If the testator was in possession of sufficient strength of mind and memory to enable her to (1) know the extent and value of her property, (2) the number and names of those who were the natural objects of her bounty, (3) their desserts with reference to their conduct toward and treatment of her and to (4) carry these things in mind long enough to have her will prepared and executed, then she was in law of sound mind and her said will and codicil valid.

 

In re: Guardianship of Fowler, 175 Ind. App. 386 (1978)

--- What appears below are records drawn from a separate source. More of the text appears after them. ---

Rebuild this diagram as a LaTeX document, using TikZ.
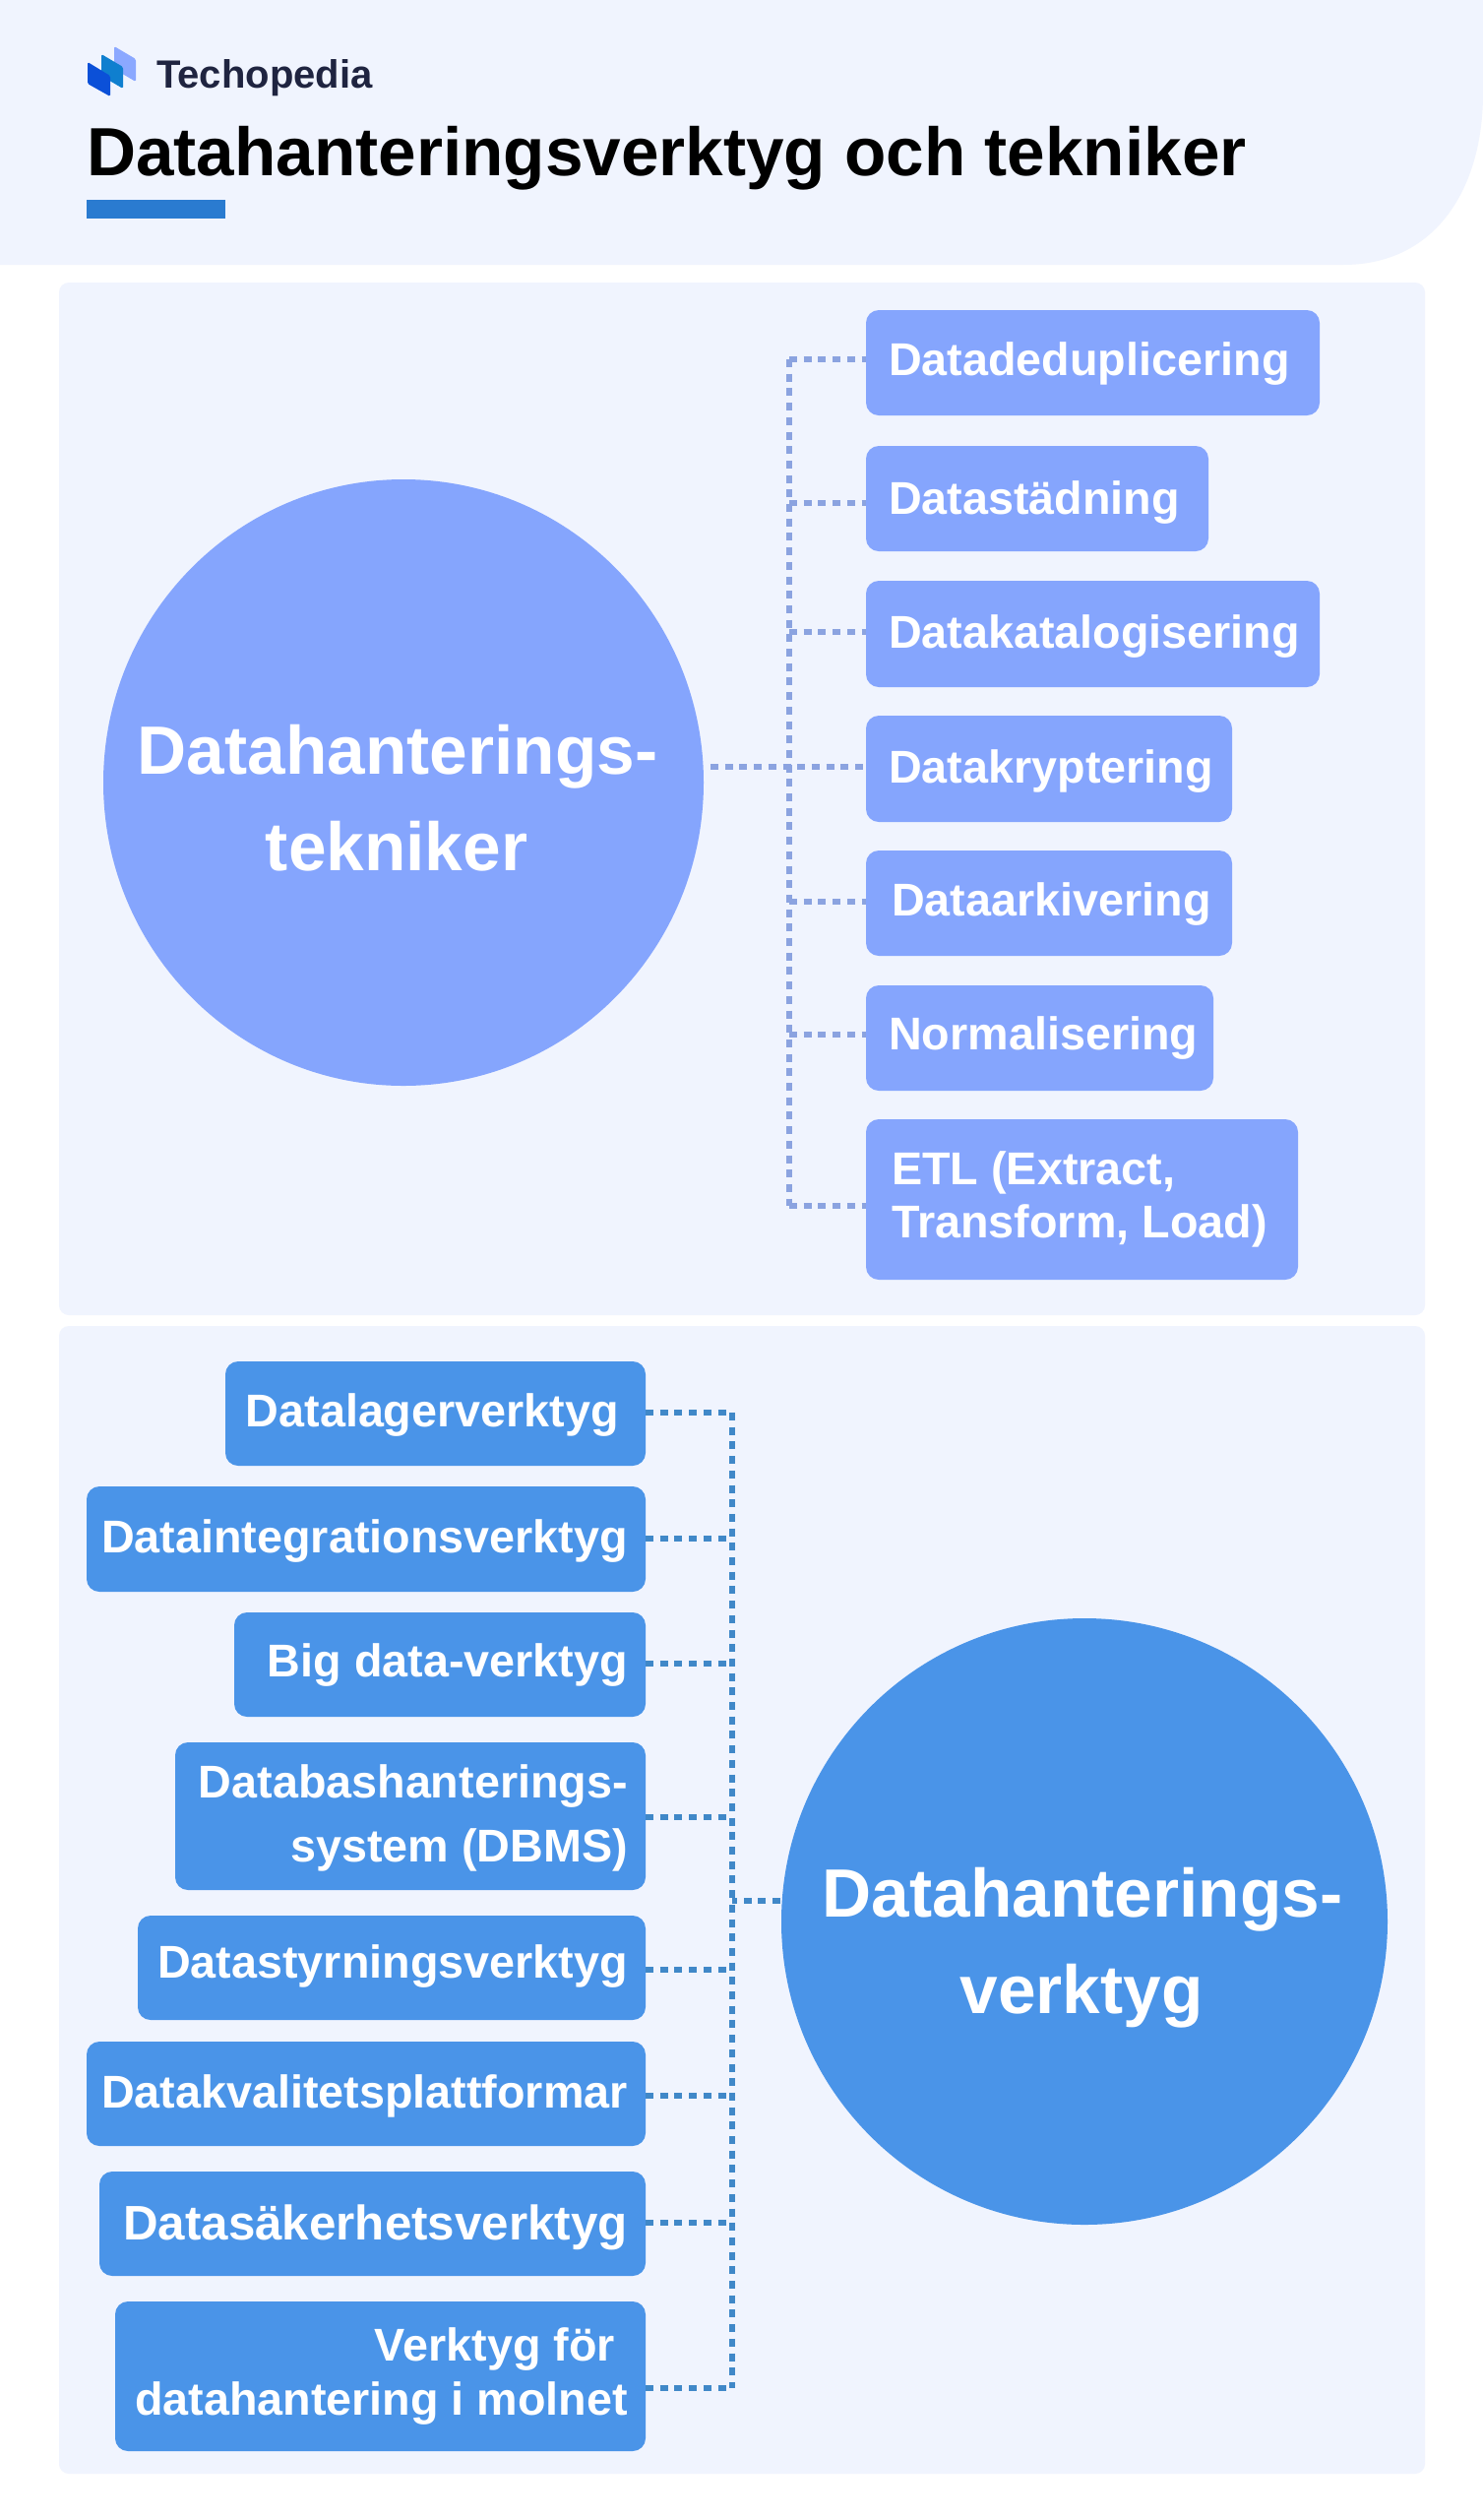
\documentclass[tikz,border=0pt]{standalone}
\usetikzlibrary{shapes.geometric}
\usepackage{fontspec}
\setmainfont{Liberation Sans}
\newfontfamily\boxfont{Liberation Sans}
\definecolor{panelbg}{HTML}{F0F4FE}
\definecolor{lightblue}{HTML}{85A5FD}
\definecolor{midblue}{HTML}{4A94E8}
\definecolor{lightlink}{HTML}{8BA3E0}
\definecolor{midlink}{HTML}{4088C8}
\definecolor{barblue}{HTML}{2A7BD0}
\definecolor{inkdark}{HTML}{1F2440}
\definecolor{logoa}{HTML}{0B50D8}
\definecolor{logob}{HTML}{0F7FCF}
\definecolor{logoc}{HTML}{8BA8FF}
\tikzset{
  panel/.style={fill=panelbg,draw=none,rounded corners=10pt},
  itembox/.style={draw=none,rounded corners=13pt},
  itemtext/.style={text=white,inner sep=0pt,font=\boxfont\fontsize{46.7}{46.7}\selectfont\bfseries},
  circletext/.style={text=white,inner sep=0pt,font=\boxfont\fontsize{69.4}{69.4}\selectfont\bfseries},
  link/.style={line width=5.2pt,dash pattern=on 8pt off 6.7pt},
  toplink/.style={link,draw=lightlink},
  botlink/.style={link,draw=midlink},
}
% name, x1, y1, x2, y2, link y, text anchor, text x, baseline, text
\newcommand{\itm}[9]{%
  \path[itembox,fill=\itemfill] (#2,#3) rectangle (#4,#5);
  \coordinate (#1) at (#2,#6);
  \coordinate (#1r) at (#4,#6);
  \node[itemtext,anchor=base #7,name=#1t] at (#8,#9) {\itemtxt};
}
\newcommand{\itemfill}{lightblue}
\newcommand{\itemtxt}{}
\newcommand{\topi}[9]{\renewcommand{\itemtxt}{#9}\renewcommand{\itemfill}{lightblue}\itm{#1}{#2}{#3}{#4}{#5}{#6}{west}{#7}{#8}}
\newcommand{\boti}[9]{\renewcommand{\itemtxt}{#9}\renewcommand{\itemfill}{midblue}\itm{#1}{#2}{#3}{#4}{#5}{#6}{east}{#7}{#8}}
\begin{document}
\begin{tikzpicture}[x=1pt,y=-1pt]
\useasboundingbox (0,0) rectangle (1507,2560);
\fill[white] (0,0) rectangle (1507,2560);
% header
\fill[panelbg] (0,0) -- (1507,0) -- (1507,95) .. controls (1507,190) and (1460,269) .. (1365,269) -- (0,269) -- cycle;
% logo
\fill[logoc,rounded corners=1.5pt] (116,47) -- (138,60) -- (138,83) -- (116,70) -- cycle;
\fill[logob,rounded corners=1.5pt] (103,55) -- (125,68) -- (125,90) -- (103,77) -- cycle;
\fill[logoa,rounded corners=1.5pt] (89,63) -- (112,77) -- (112,98) -- (89,85) -- cycle;
\node[inner sep=0pt,anchor=base west,text=inkdark,font=\fontsize{40}{40}\selectfont\bfseries] (brand) at (159,89) {Techopedia};
\node[inner sep=0pt,anchor=base west,text=black,font=\boxfont\fontsize{69.3}{69.3}\selectfont\bfseries] (title) at (88,178) {Datahanteringsverktyg och tekniker};
\fill[barblue] (88,203) rectangle (229,222);
% panels
\path[panel] (60,287) rectangle (1448,1336);
\path[panel] (60,1347) rectangle (1448,2513);
% circles
\node[ellipse,fill=lightblue,minimum width=610pt,minimum height=616pt,inner sep=0pt] (c1) at (410,795) {};
\node[circle,fill=midblue,minimum size=616pt,inner sep=0pt] (c2) at (1102,1952) {};
\node[circletext,anchor=base] (c1a) at (404,786) {Datahanterings-};
\node[circletext,anchor=base] (c1b) at (403,884) {tekniker};
\node[circletext,anchor=base] (c2a) at (1100,1947) {Datahanterings-};
\node[circletext,anchor=base] (c2b) at (1099,2045) {verktyg};
% top items
\topi{a}{880}{315}{1341}{422}{365}{903}{381}{Datadeduplicering}
\topi{b}{880}{453}{1228}{560}{511}{903}{522}{Datastädning}
\topi{d}{880}{590}{1341}{698}{642}{903}{658}{Datakatalogisering}
\topi{e}{880}{727}{1252}{835}{779}{903}{795}{Datakryptering}
\topi{f}{880}{864}{1252}{971}{916}{906}{930}{Dataarkivering}
\topi{g}{880}{1001}{1233}{1108}{1051}{903}{1066}{Normalisering}
\topi{h}{880}{1137}{1319}{1300}{1225}{906}{1203}{ETL (Extract,}
\node[itemtext,anchor=base west] (ht2) at (906,1257) {Transform, Load)};
% bottom items
\boti{p}{229}{1383}{656}{1489}{1435}{629}{1449}{Datalagerverktyg}
\boti{q}{88}{1510}{656}{1617}{1563}{638}{1577}{Dataintegrationsverktyg}
\boti{r}{238}{1638}{656}{1744}{1690}{638}{1703}{Big data-verktyg}
\boti{s}{178}{1770}{656}{1920}{1846}{638}{1826}{Databashanterings-}
\node[itemtext,anchor=base east] (st2) at (638,1891) {system (DBMS)};
\boti{t}{140}{1946}{656}{2052}{2001}{638}{2009}{Datastyrningsverktyg}
\boti{u}{88}{2074}{656}{2180}{2129}{638}{2141}{Datakvalitetsplattformar}
\boti{v}{101}{2206}{656}{2312}{2258}{638}{2275}{\fontsize{49.3}{49.3}\selectfont Datasäkerhetsverktyg}
\boti{w}{117}{2338}{656}{2490}{2426}{625}{2398}{Verktyg för}
\node[itemtext,anchor=base east] (wt2) at (638,2453) {datahantering i molnet};
% connectors
\coordinate (sp1) at (802,365);
\coordinate (sp1e) at (802,1225);
\coordinate (c1j) at (722,779);
\draw[toplink] (sp1) -- (sp1e);
\draw[toplink] (c1j) -- (e);
\foreach \n in {a,b,d,f,g,h} \draw[toplink] (sp1 |- \n) -- (\n);
\coordinate (sp2) at (744,1435);
\coordinate (sp2e) at (744,2426);
\coordinate (c2j) at (793,1931);
\draw[botlink] (sp2) -- (sp2e);
\draw[botlink] (c2j) -- (sp2 |- c2j);
\foreach \n in {p,q,r,s,t,u,v,w} \draw[botlink] (\n r) -- (sp2 |- \n r);
\end{tikzpicture}
\end{document}
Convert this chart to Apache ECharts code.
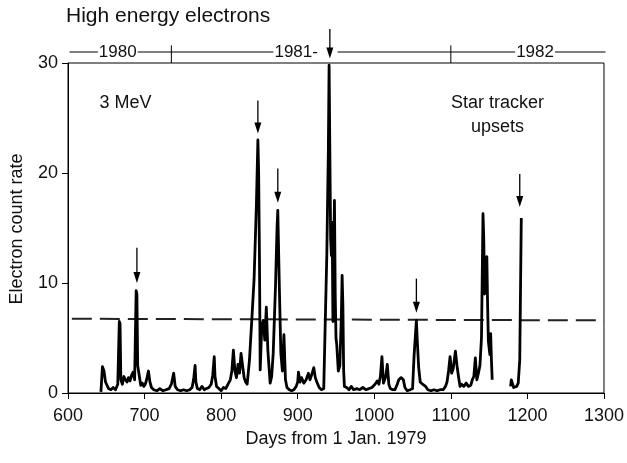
<!DOCTYPE html>
<html>
<head>
<meta charset="utf-8">
<script src="https://cdn.jsdelivr.net/npm/echarts@6/dist/echarts.min.js"></script>
<style>
html, body { margin: 0; padding: 0; background: #fff; }
#chart { width: 627px; height: 463px; }
</style>
</head>
<body>
<div id="chart"></div>
<script>
// days from 1 Jan 1979 and electron count rate (null = data gap)
var days = [643, 645, 647, 649, 651, 653, 656, 659, 662, 665, 667, 668, 669, 671, 673, 675, 677, 679, 681, 683,
  685, 687, 689, 690, 691, 693, 695, 697, 699, 701, 703, 705, 707, 709, 712, 716, 720, 724, 728, 732,
  735, 738, 740, 743, 747, 751, 755, 759, 762, 764, 766, 767, 769, 772, 775, 778, 781, 784, 787, 789,
  791, 792, 794, 797, 800, 803, 806, 809, 812, 814, 816, 818, 820, 822, 824, 826, 828, 830, 832, 834,
  837, 840, 843, 846, 848, 849, 850, 851, 853, 855, 857, 859, 861, 864, 866, 868, 871, 873, 874, 876,
  878, 880, 882, 884, 886, 889, 892, 895, 898, 900, 901, 903, 905, 908, 911, 914, 916, 918, 921, 923,
  925, 928, 931, 934, 936, 938, 940, 941, 943, 944, 945, 946, 947, 948, 949, 950, 951, 953, 955, 957,
  958, 959, 960, 961, 964, 967, 970, 973, 977, 981, 985, 989, 993, 997, 1001, 1004, 1006, 1008, 1010, 1012,
  1015, 1017, 1019, 1021, 1024, 1027, 1030, 1032, 1035, 1038, 1040, 1043, 1047, 1050, 1052, 1055, 1056, 1058, 1060, 1063,
  1067, 1070, 1074, 1078, 1082, 1086, 1090, 1093, 1095, 1097, 1099, 1101, 1103, 1106, 1108, 1110, 1112, 1114, 1117, 1120,
  1123, 1126, 1128, 1130, 1132, 1134, 1136, 1138, 1140, 1142, 1143, 1144, 1145, 1147, 1148, 1149, 1151, 1152, 1153, 1154,
  1166, 1178, 1179, 1180, 1182, 1184, 1186, 1188, 1190, 1192];
var rates = [0.1, 2.4, 2.0, 1.0, 1.1, 0.4, 0.3, 0.5, 0.3, 0.8, 6.5, 6.3, 1.2, 0.8, 1.5, 1.2, 1.0, 1.4, 1.1, 1.6,
  1.9, 1.2, 9.3, 9.0, 2.5, 1.6, 0.7, 0.9, 0.6, 0.8, 1.3, 2.0, 1.0, 0.5, 0.3, 0.2, 0.4, 0.2, 0.3, 0.4,
  0.8, 1.8, 0.6, 0.3, 0.2, 0.3, 0.2, 0.3, 0.5, 1.2, 2.5, 1.0, 0.4, 0.3, 0.6, 0.3, 0.4, 0.5, 0.8, 1.6,
  3.3, 1.5, 0.6, 0.4, 0.2, 0.5, 0.4, 0.8, 1.2, 2.0, 3.9, 2.0, 1.4, 2.6, 1.8, 3.6, 2.5, 1.4, 1.0, 0.8,
  3.0, 6.6, 10.3, 17.0, 23.0, 20.0, 12.7, 2.1, 6.0, 6.6, 4.8, 7.8, 3.9, 0.9, 1.5, 3.6, 9.7, 15.0, 16.6, 9.7,
  3.6, 2.0, 5.3, 1.2, 0.5, 0.3, 0.2, 0.3, 0.6, 1.0, 1.9, 1.0, 1.4, 0.9, 1.2, 1.8, 1.2, 1.6, 2.3, 1.4,
  1.0, 0.5, 0.3, 0.4, 6.5, 12.5, 22.0, 29.8, 14.0, 12.5, 15.5, 6.5, 13.0, 17.5, 9.0, 5.0, 4.4, 2.0, 2.5, 7.0,
  10.7, 8.0, 2.0, 0.6, 0.5, 0.3, 0.6, 0.3, 0.4, 0.3, 0.5, 0.3, 0.4, 0.5, 0.8, 1.1, 0.8, 1.5, 3.3, 0.9,
  1.5, 2.6, 0.8, 0.4, 0.3, 0.3, 0.8, 1.2, 1.4, 1.2, 0.5, 0.2, 0.3, 0.4, 3.4, 6.6, 5.0, 2.3, 1.0, 0.8,
  0.6, 0.3, 0.2, 0.3, 0.2, 0.3, 0.3, 0.6, 1.0, 2.0, 3.3, 1.8, 2.2, 3.8, 2.5, 1.5, 0.6, 0.8, 0.6, 0.9,
  0.6, 0.7, 1.2, 1.5, 3.2, 1.2, 1.8, 2.5, 5.0, 16.3, 14.0, 9.0, 10.0, 12.4, 8.0, 4.7, 3.5, 5.4, 3.0, 1.2,
  null, 0.6, 1.2, 1.3, 0.5, 0.4, 0.6, 0.9, 3.0, 15.9];

// dashed threshold line
var thresholdDays = [605, 1300];
var thresholdRates = [6.75, 6.6];

// arrows marking star tracker upsets
var arrowDays = [690, 848, 874, 942, 1055, 1190];
var arrowTops = [13.2, 26.6, 20.4, 33.1, 10.4, 19.9];
var arrowTips = [10.0, 23.6, 17.3, 30.4, 7.3, 16.9];

// year bar above the plot
var yearLabels = ['1980', '1981-', '1982'];
var yearLabelDays = [665, 898, 1210];
var yearTickDays = [735, 1100];
var yearBarRate = 31.0;
var yearTickTopRate = 31.6;

var FONT = 'Liberation Sans, Arial, Helvetica, sans-serif';

var chart = echarts.init(document.getElementById('chart'));

var option = {
  animation: false,
  backgroundColor: '#fff',
  textStyle: { fontFamily: FONT },
  title: {
    text: 'High energy electrons',
    left: 66,
    top: 6,
    padding: 0,
    textStyle: { fontSize: 21, fontWeight: 'normal', color: '#111', fontFamily: FONT }
  },
  grid: {
    left: 68, right: 23, top: 63, bottom: 70,
    show: true, borderColor: '#000', borderWidth: 1
  },
  xAxis: {
    type: 'value',
    min: 600, max: 1300, interval: 100,
    name: 'Days from 1 Jan. 1979',
    nameLocation: 'middle',
    nameGap: 37,
    nameTextStyle: { fontSize: 18, color: '#111' },
    axisLine: { lineStyle: { color: '#000', width: 1 } },
    axisTick: { length: 6, lineStyle: { color: '#000' } },
    axisLabel: { fontSize: 18, color: '#111', margin: 14, formatter: function (v) { return String(v); } },
    splitLine: { show: false }
  },
  yAxis: {
    type: 'value',
    min: 0, max: 30, interval: 10,
    axisLine: { show: true, lineStyle: { color: '#000', width: 1 } },
    axisTick: { show: true, length: 6, lineStyle: { color: '#000' } },
    axisLabel: { fontSize: 18, color: '#111', margin: 10 },
    splitLine: { show: false }
  },
  series: [
    {
      type: 'line',
      data: days.map(function (d, i) { return [d, rates[i]]; }),
      showSymbol: false,
      symbol: 'none',
      connectNulls: false,
      lineStyle: { color: '#000', width: 2.8, join: 'round' },
      z: 3
    },
    {
      type: 'line',
      data: thresholdDays.map(function (d, i) { return [d, thresholdRates[i]]; }),
      showSymbol: false,
      symbol: 'none',
      lineStyle: { color: '#222', width: 2, type: [20, 8] },
      z: 2
    }
  ]
};
chart.setOption(option);

function px(d, v) { return chart.convertToPixel({ gridIndex: 0 }, [d, v]); }

var g = [];

// y axis name
g.push({
  type: 'text', x: 17, y: 229, rotation: Math.PI / 2,
  style: { text: 'Electron count rate', font: '18px ' + FONT, fill: '#111', align: 'center', verticalAlign: 'middle' }
});

// notes
var p = px(641, 26.4);
g.push({
  type: 'text', x: p[0], y: p[1],
  style: { text: '3 MeV', font: '18px ' + FONT, fill: '#111', align: 'left', verticalAlign: 'middle' }
});
p = px(1161, 25.3);
g.push({
  type: 'text', x: p[0], y: p[1],
  style: { text: 'Star tracker\nupsets', font: '18px ' + FONT, fill: '#111', align: 'center', verticalAlign: 'middle', lineHeight: 24 }
});

// year bar
var a = px(602, yearBarRate), b = px(924, yearBarRate);
g.push({ type: 'line', shape: { x1: a[0], y1: a[1], x2: b[0], y2: b[1] }, style: { stroke: '#000', lineWidth: 1 } });
a = px(952, yearBarRate); b = px(1302, yearBarRate);
g.push({ type: 'line', shape: { x1: a[0], y1: a[1], x2: b[0], y2: b[1] }, style: { stroke: '#000', lineWidth: 1 } });
yearTickDays.forEach(function (d) {
  var t = px(d, yearTickTopRate), u = px(d, 30);
  g.push({ type: 'line', shape: { x1: t[0], y1: t[1], x2: u[0], y2: u[1] }, style: { stroke: '#000', lineWidth: 1 } });
});
yearLabels.forEach(function (s, i) {
  var q = px(yearLabelDays[i], yearBarRate);
  g.push({
    type: 'text', x: q[0], y: q[1], z: 10,
    style: { text: s, font: '17px ' + FONT, fill: '#111', align: 'center', verticalAlign: 'middle',
      backgroundColor: '#fff', padding: [0, 1] }
  });
});

// arrows
arrowDays.forEach(function (d, i) {
  var top = px(d, arrowTops[i]), tip = px(d, arrowTips[i]);
  g.push({ type: 'line', shape: { x1: top[0], y1: top[1], x2: tip[0], y2: tip[1] - 8 }, style: { stroke: '#000', lineWidth: 1.3 } });
  g.push({ type: 'polygon', shape: { points: [[tip[0], tip[1]], [tip[0] - 3.5, tip[1] - 11], [tip[0] + 3.5, tip[1] - 11]] }, style: { fill: '#000' } });
});

chart.setOption({ graphic: g });
</script>
</body>
</html>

Testamentary capacity is determined upon the inquiry: Did the testator possess sufficient strength of mind and memory to know the extent and value of his property, the number and names of those who were the natural objects of his bounty, their deserts [sic] with reference to their conduct and treatment towards him, their capacity and necessity, and did he have sufficient active memory to retain all these facts in mind long enough to have his will prepared and executed?

 

Ind. Code § 29-1-7-17

Except as provided in section 16.5 of this chapter, any interested person may contest the validity of any will in the court having jurisdiction over the probate of the will within three (3) months after the date of the order admitting the will to probate by filing in the same court, in a separate cause of action, the person's allegations in writing verified by affidavit, setting forth:

(1) the unsoundness of mind of the testator;(2) the undue execution of the will;(3) that the will was executed under duress or was obtained by fraud; or(4) any other valid objection to the will's validity or the probate of the will [including an insane delusion].

The executor and all other persons beneficially interested in the will shall be made defendants to the action.